I was checking my results of an exercise online. The Maximum of my function was (1): $$\frac{4^{\frac{-1}{\log(2)}}}{\log^2(2)}$$
Now I wolframalpha tells me the alternate form is (2): $$\frac{1}{e^2\log^2(2)}$$
I feel like this form could be useful for future problems sometimes, but I absolutely have no clue how to get there.

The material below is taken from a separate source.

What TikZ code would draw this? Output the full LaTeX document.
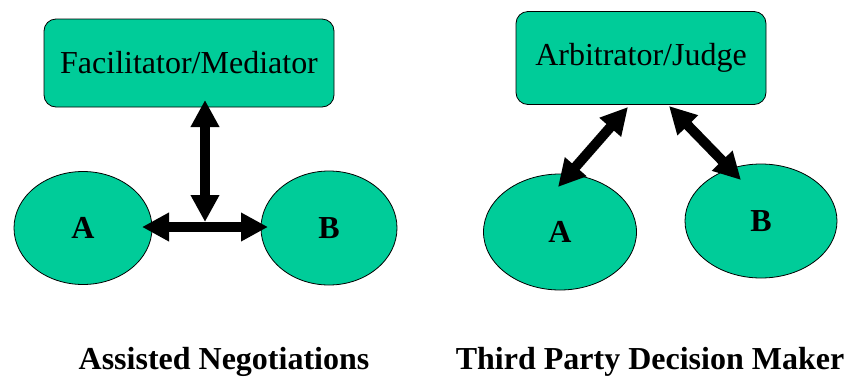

Could someone help me converting the maximum (1) into the alternate form (2)?
On
Firstly we have $4=2^2$. So we get $$\frac{(2^2)^{\frac{-1}{\log(2)}}}{\log^2(2)}=\frac{2^{\frac{-2}{\log(2)}}}{\log^2(2)}$$
I´ve applied the rule $\left(\color{blue}a^{\color{red}b}\right)^{\color{green}c}=\color{blue}a^{\color{red}b\cdot \color{green}c}$. Furthermore it is $2=e^{\log(2)}$.
$$=\frac{\left(e^{\log(2)}\right)^{\frac{-2}{\log(2)}}}{\log^2(2)}$$
Applying the rule above again and then cancelling $\log(2)$.
$$=\frac{e^{\log(2)\cdot {\frac{-2}{\log(2)}}}}{\log^2(2)}=\frac{e^{-2}}{\log^2(2)}=\frac{1}{e^2\cdot \log^2(2)}$$
On
It's a logarithmic rule-- a transformation rule, notice that $\log^2{(2)}$ appears common, so focus on $4^{\frac{-1}{\log{2}}}$ $$4^{\frac{-1}{\log{2}}} = 4^{-\frac{1}{\log{2}}}$$ $$ \frac{1}{\log_{a}{b}} = \log_{b}{a}$$ $$4^{-\frac{1}{\log{2}}} = 4^{-\log_{2}{e}}$$ $$4^{-\log_{2}{e}} = 2^{-2\log_{2}{e}}$$ $$2^{(\log_{2}{e})(-2)}$$ There's also another transformation rule $$ a^{log_{a}{b}} = b$$ $$2^{(\log_{2}{e})(-2)} = (2^{\log_{2}{e}})^{-2}$$ $$e^{-2}$$
Assuming $\frac{4^{\frac{-1}{\ln2}}}{\ln^2(2)}$ = $\frac{1}{e^2\ln^22}$
$\frac{4^{\frac{-1}{\ln2}}}{1}$ = $\frac{1}{e^2}$
${4^{\frac{1}{\ln2}}}$ = ${e^2}$
$\frac{\ln4}{\ln2} $=2$\ln e$
$e$= $\frac{\ln 4}{2\ln2}$ =1
Reverse the above steps, we can prove from (1) to (2).